* [Information supplied]
----------------
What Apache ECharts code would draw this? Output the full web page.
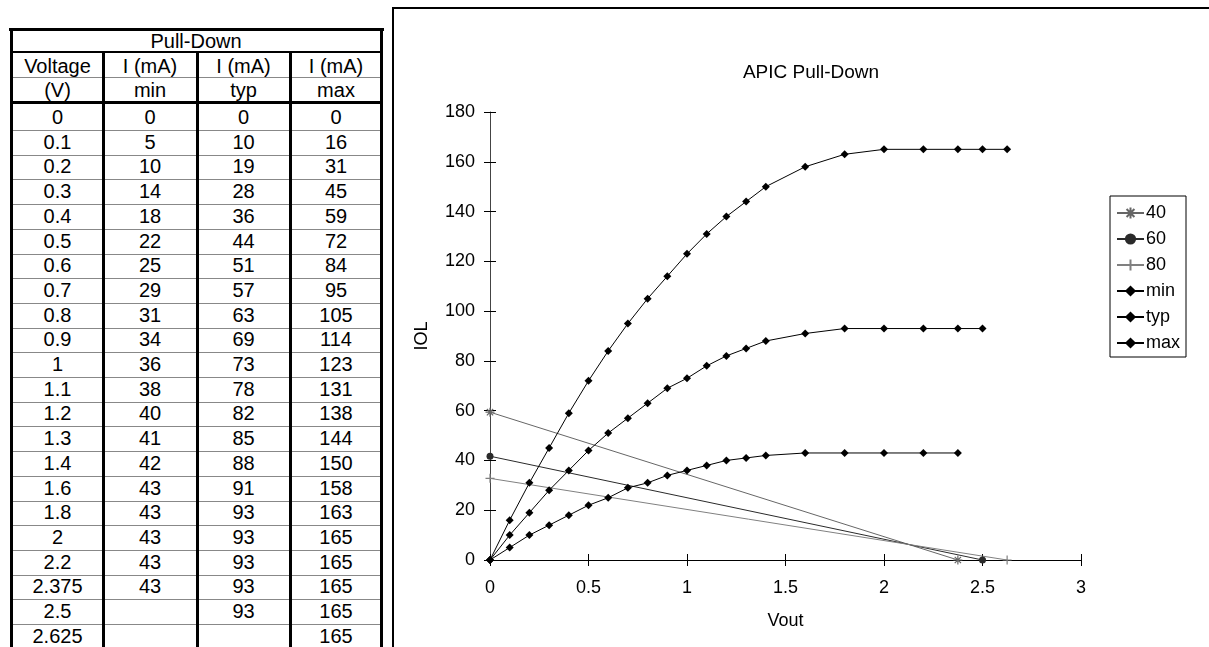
<!DOCTYPE html>
<html><head><meta charset="utf-8">
<script src="https://cdn.jsdelivr.net/npm/echarts@6/dist/echarts.min.js"></script>
<style>
html,body{margin:0;padding:0;width:1209px;height:647px;overflow:hidden;background:#fff;font-family:"Liberation Sans",Arial,sans-serif;}
#chart{position:absolute;left:0;top:0;width:1209px;height:647px;}
#frame{position:absolute;left:392px;top:7px;width:900px;height:700px;border:2px solid #000;box-sizing:border-box;}
#table{position:absolute;left:0;top:0;width:400px;height:647px;}
.c{position:absolute;text-align:center;font-size:20px;color:#000;line-height:22px;height:22px;white-space:nowrap;}
.l{position:absolute;}
</style></head><body>
<div id="frame"></div>
<div id="table"></div>
<div id="chart"></div>
<script>
// ---- data ----
const voltage = [0, 0.1, 0.2, 0.3, 0.4, 0.5, 0.6, 0.7, 0.8, 0.9, 1, 1.1, 1.2, 1.3, 1.4, 1.6, 1.8, 2, 2.2, 2.375, 2.5, 2.625];
const iMin = [0, 5, 10, 14, 18, 22, 25, 29, 31, 34, 36, 38, 40, 41, 42, 43, 43, 43, 43, 43, null, null];
const iTyp = [0, 10, 19, 28, 36, 44, 51, 57, 63, 69, 73, 78, 82, 85, 88, 91, 93, 93, 93, 93, 93, null];
const iMax = [0, 16, 31, 45, 59, 72, 84, 95, 105, 114, 123, 131, 138, 144, 150, 158, 163, 165, 165, 165, 165, 165];
const load40 = [[0, 59.4], [2.375, 0]];
const load60 = [[0, 41.7], [2.5, 0]];
const load80 = [[0, 32.8], [2.625, 0]];
const tableTitle = 'Pull-Down';
const headRow1 = ['Voltage', 'I (mA)', 'I (mA)', 'I (mA)'];
const headRow2 = ['(V)', 'min', 'typ', 'max'];
const seriesNames = ['40', '60', '80', 'min', 'typ', 'max'];
const chartTitle = 'APIC Pull-Down';
const xName = 'Vout';
const yName = 'IOL';

// ---- table (HTML) ----
const tb = document.getElementById('table');
function line(x, y, w, h, color) {
  const d = document.createElement('div');
  d.className = 'l';
  d.style.cssText = `left:${x}px;top:${y}px;width:${w}px;height:${h}px;background:${color};`;
  tb.appendChild(d);
}
function cell(text, cx, cy) {
  const d = document.createElement('div');
  d.className = 'c';
  d.style.left = (cx - 60) + 'px';
  d.style.width = '120px';
  d.style.top = (cy - 11) + 'px';
  d.textContent = text;
  tb.appendChild(d);
}
const colEdges = [11.5, 103.5, 197, 290, 381.5];
const colCenters = [57.5, 150, 243.5, 336];
const rowH = 24.7;
line(9, 27.5, 375, 3, '#000');
line(11, 51, 372, 1.5, '#000');
line(11, 76.5, 372, 1, '#888');
line(11, 100.5, 372, 3, '#000');
for (let k = 0; k < voltage.length - 1; k++) line(11, 130 + rowH * k, 372, 1, '#888');
colEdges.forEach((x, i) => {
  const top = (i === 0 || i === colEdges.length - 1) ? 27.5 : 51;
  line(x - 1.5, top, 3, 647 - top, '#000');
});
cell(tableTitle, 196, 41);
headRow1.forEach((t, i) => cell(t, colCenters[i], 65.5));
headRow2.forEach((t, i) => cell(t, colCenters[i], 89.5));
voltage.forEach((v, r) => {
  const cy = 117 + rowH * r;
  cell(String(v), colCenters[0], cy);
  cell(iMin[r] == null ? '' : String(iMin[r]), colCenters[1], cy);
  cell(iTyp[r] == null ? '' : String(iTyp[r]), colCenters[2], cy);
  cell(iMax[r] == null ? '' : String(iMax[r]), colCenters[3], cy);
});

// ---- chart ----
const pts = (xs, ys) => xs.map((x, i) => ys[i] == null ? null : [x, ys[i]]).filter(p => p);
const FONT = 'Liberation Sans';
const ASTER = 'path://M0,5L10,5M5,0L5,10M1.5,1.5L8.5,8.5M8.5,1.5L1.5,8.5';
const PLUS = 'path://M0,5L10,5M5,0L5,10';
function mkLoad(name, data, color, symbol, size, stroke) {
  return {
    name, type: 'line', data, xAxisIndex: 0, yAxisIndex: 0,
    symbol, symbolSize: size, showSymbol: true,
    lineStyle: { color, width: 1 },
    itemStyle: stroke ? { color: 'rgba(0,0,0,0)', borderColor: color, borderWidth: 1.2 } : { color },
    emphasis: { disabled: true }, z: 2
  };
}
function mkData(name, ys) {
  return {
    name, type: 'line', data: pts(voltage, ys), xAxisIndex: 0, yAxisIndex: 0,
    symbol: 'diamond', symbolSize: 8, showSymbol: true,
    lineStyle: { color: '#000', width: 1 }, itemStyle: { color: '#000' },
    emphasis: { disabled: true }, z: 3
  };
}
const axisLbl = { fontSize: 18, color: '#000', fontFamily: FONT };
const option = {
  animation: false,
  textStyle: { fontFamily: FONT },
  title: { text: chartTitle, left: 806, top: 58, textAlign: 'center',
    textStyle: { fontSize: 19, fontWeight: 'normal', color: '#000', fontFamily: FONT } },
  grid: { left: 490, right: 128, top: 112, bottom: 87 },
  xAxis: [
    { type: 'value', min: 0, max: 3, interval: 0.5, name: xName, nameLocation: 'middle', nameGap: 52,
      nameTextStyle: axisLbl,
      axisLine: { onZero: false, lineStyle: { color: '#000', width: 1 } },
      axisTick: { length: 6, lineStyle: { color: '#000' } },
      axisLabel: Object.assign({ margin: 19 }, axisLbl),
      splitLine: { show: false } },
    { type: 'value', min: 0, max: 3, interval: 0.5, position: 'bottom',
      axisLine: { show: false }, axisTick: { inside: true, length: 6, lineStyle: { color: '#000' } },
      axisLabel: { show: false }, splitLine: { show: false } }
  ],
  yAxis: [
    { type: 'value', min: 0, max: 180, interval: 20, name: yName, nameLocation: 'middle', nameGap: 59,
      nameRotate: 90, nameTextStyle: axisLbl, position: 'left',
      axisLine: { show: true, onZero: false, lineStyle: { color: '#444', width: 1 } },
      axisTick: { show: true, length: 6, lineStyle: { color: '#000' } },
      axisLabel: Object.assign({ margin: 15 }, axisLbl),
      splitLine: { show: false } },
    { type: 'value', min: 0, max: 180, interval: 20, position: 'left', offset: 0,
      axisLine: { show: false }, axisTick: { show: true, inside: true, length: 6, lineStyle: { color: '#000' } },
      axisLabel: { show: false }, splitLine: { show: false } }
  ],
  legend: {
    orient: 'vertical', left: 1110, top: 196, data: seriesNames,
    borderColor: '#000', borderWidth: 1, borderRadius: 0, padding: [8, 6, 5, 6],
    itemGap: 8, itemWidth: 27, itemHeight: 14,
    textStyle: { fontSize: 18, color: '#000', fontFamily: FONT, padding: [0, 0, 0, -3] }
  },
  series: [
    mkLoad('40', load40, '#666', ASTER, 9, true),
    mkLoad('60', load60, '#2a2a2a', 'circle', 7, false),
    mkLoad('80', load80, '#808080', PLUS, 9, true),
    mkData('min', iMin),
    mkData('typ', iTyp),
    mkData('max', iMax)
  ]
};
const chart = echarts.init(document.getElementById('chart'));
chart.setOption(option);
</script>
</body></html>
----------------
* [Stated problem] Repeat the full listing above exactly, with no pictures in the copy.

* [Complete response]
What Apache ECharts code would draw this? Output the full web page.
<!DOCTYPE html>
<html><head><meta charset="utf-8">
<script src="https://cdn.jsdelivr.net/npm/echarts@6/dist/echarts.min.js"></script>
<style>
html,body{margin:0;padding:0;width:1209px;height:647px;overflow:hidden;background:#fff;font-family:"Liberation Sans",Arial,sans-serif;}
#chart{position:absolute;left:0;top:0;width:1209px;height:647px;}
#frame{position:absolute;left:392px;top:7px;width:900px;height:700px;border:2px solid #000;box-sizing:border-box;}
#table{position:absolute;left:0;top:0;width:400px;height:647px;}
.c{position:absolute;text-align:center;font-size:20px;color:#000;line-height:22px;height:22px;white-space:nowrap;}
.l{position:absolute;}
</style></head><body>
<div id="frame"></div>
<div id="table"></div>
<div id="chart"></div>
<script>
// ---- data ----
const voltage = [0, 0.1, 0.2, 0.3, 0.4, 0.5, 0.6, 0.7, 0.8, 0.9, 1, 1.1, 1.2, 1.3, 1.4, 1.6, 1.8, 2, 2.2, 2.375, 2.5, 2.625];
const iMin = [0, 5, 10, 14, 18, 22, 25, 29, 31, 34, 36, 38, 40, 41, 42, 43, 43, 43, 43, 43, null, null];
const iTyp = [0, 10, 19, 28, 36, 44, 51, 57, 63, 69, 73, 78, 82, 85, 88, 91, 93, 93, 93, 93, 93, null];
const iMax = [0, 16, 31, 45, 59, 72, 84, 95, 105, 114, 123, 131, 138, 144, 150, 158, 163, 165, 165, 165, 165, 165];
const load40 = [[0, 59.4], [2.375, 0]];
const load60 = [[0, 41.7], [2.5, 0]];
const load80 = [[0, 32.8], [2.625, 0]];
const tableTitle = 'Pull-Down';
const headRow1 = ['Voltage', 'I (mA)', 'I (mA)', 'I (mA)'];
const headRow2 = ['(V)', 'min', 'typ', 'max'];
const seriesNames = ['40', '60', '80', 'min', 'typ', 'max'];
const chartTitle = 'APIC Pull-Down';
const xName = 'Vout';
const yName = 'IOL';

// ---- table (HTML) ----
const tb = document.getElementById('table');
function line(x, y, w, h, color) {
  const d = document.createElement('div');
  d.className = 'l';
  d.style.cssText = `left:${x}px;top:${y}px;width:${w}px;height:${h}px;background:${color};`;
  tb.appendChild(d);
}
function cell(text, cx, cy) {
  const d = document.createElement('div');
  d.className = 'c';
  d.style.left = (cx - 60) + 'px';
  d.style.width = '120px';
  d.style.top = (cy - 11) + 'px';
  d.textContent = text;
  tb.appendChild(d);
}
const colEdges = [11.5, 103.5, 197, 290, 381.5];
const colCenters = [57.5, 150, 243.5, 336];
const rowH = 24.7;
line(9, 27.5, 375, 3, '#000');
line(11, 51, 372, 1.5, '#000');
line(11, 76.5, 372, 1, '#888');
line(11, 100.5, 372, 3, '#000');
for (let k = 0; k < voltage.length - 1; k++) line(11, 130 + rowH * k, 372, 1, '#888');
colEdges.forEach((x, i) => {
  const top = (i === 0 || i === colEdges.length - 1) ? 27.5 : 51;
  line(x - 1.5, top, 3, 647 - top, '#000');
});
cell(tableTitle, 196, 41);
headRow1.forEach((t, i) => cell(t, colCenters[i], 65.5));
headRow2.forEach((t, i) => cell(t, colCenters[i], 89.5));
voltage.forEach((v, r) => {
  const cy = 117 + rowH * r;
  cell(String(v), colCenters[0], cy);
  cell(iMin[r] == null ? '' : String(iMin[r]), colCenters[1], cy);
  cell(iTyp[r] == null ? '' : String(iTyp[r]), colCenters[2], cy);
  cell(iMax[r] == null ? '' : String(iMax[r]), colCenters[3], cy);
});

// ---- chart ----
const pts = (xs, ys) => xs.map((x, i) => ys[i] == null ? null : [x, ys[i]]).filter(p => p);
const FONT = 'Liberation Sans';
const ASTER = 'path://M0,5L10,5M5,0L5,10M1.5,1.5L8.5,8.5M8.5,1.5L1.5,8.5';
const PLUS = 'path://M0,5L10,5M5,0L5,10';
function mkLoad(name, data, color, symbol, size, stroke) {
  return {
    name, type: 'line', data, xAxisIndex: 0, yAxisIndex: 0,
    symbol, symbolSize: size, showSymbol: true,
    lineStyle: { color, width: 1 },
    itemStyle: stroke ? { color: 'rgba(0,0,0,0)', borderColor: color, borderWidth: 1.2 } : { color },
    emphasis: { disabled: true }, z: 2
  };
}
function mkData(name, ys) {
  return {
    name, type: 'line', data: pts(voltage, ys), xAxisIndex: 0, yAxisIndex: 0,
    symbol: 'diamond', symbolSize: 8, showSymbol: true,
    lineStyle: { color: '#000', width: 1 }, itemStyle: { color: '#000' },
    emphasis: { disabled: true }, z: 3
  };
}
const axisLbl = { fontSize: 18, color: '#000', fontFamily: FONT };
const option = {
  animation: false,
  textStyle: { fontFamily: FONT },
  title: { text: chartTitle, left: 806, top: 58, textAlign: 'center',
    textStyle: { fontSize: 19, fontWeight: 'normal', color: '#000', fontFamily: FONT } },
  grid: { left: 490, right: 128, top: 112, bottom: 87 },
  xAxis: [
    { type: 'value', min: 0, max: 3, interval: 0.5, name: xName, nameLocation: 'middle', nameGap: 52,
      nameTextStyle: axisLbl,
      axisLine: { onZero: false, lineStyle: { color: '#000', width: 1 } },
      axisTick: { length: 6, lineStyle: { color: '#000' } },
      axisLabel: Object.assign({ margin: 19 }, axisLbl),
      splitLine: { show: false } },
    { type: 'value', min: 0, max: 3, interval: 0.5, position: 'bottom',
      axisLine: { show: false }, axisTick: { inside: true, length: 6, lineStyle: { color: '#000' } },
      axisLabel: { show: false }, splitLine: { show: false } }
  ],
  yAxis: [
    { type: 'value', min: 0, max: 180, interval: 20, name: yName, nameLocation: 'middle', nameGap: 59,
      nameRotate: 90, nameTextStyle: axisLbl, position: 'left',
      axisLine: { show: true, onZero: false, lineStyle: { color: '#444', width: 1 } },
      axisTick: { show: true, length: 6, lineStyle: { color: '#000' } },
      axisLabel: Object.assign({ margin: 15 }, axisLbl),
      splitLine: { show: false } },
    { type: 'value', min: 0, max: 180, interval: 20, position: 'left', offset: 0,
      axisLine: { show: false }, axisTick: { show: true, inside: true, length: 6, lineStyle: { color: '#000' } },
      axisLabel: { show: false }, splitLine: { show: false } }
  ],
  legend: {
    orient: 'vertical', left: 1110, top: 196, data: seriesNames,
    borderColor: '#000', borderWidth: 1, borderRadius: 0, padding: [8, 6, 5, 6],
    itemGap: 8, itemWidth: 27, itemHeight: 14,
    textStyle: { fontSize: 18, color: '#000', fontFamily: FONT, padding: [0, 0, 0, -3] }
  },
  series: [
    mkLoad('40', load40, '#666', ASTER, 9, true),
    mkLoad('60', load60, '#2a2a2a', 'circle', 7, false),
    mkLoad('80', load80, '#808080', PLUS, 9, true),
    mkData('min', iMin),
    mkData('typ', iTyp),
    mkData('max', iMax)
  ]
};
const chart = echarts.init(document.getElementById('chart'));
chart.setOption(option);
</script>
</body></html>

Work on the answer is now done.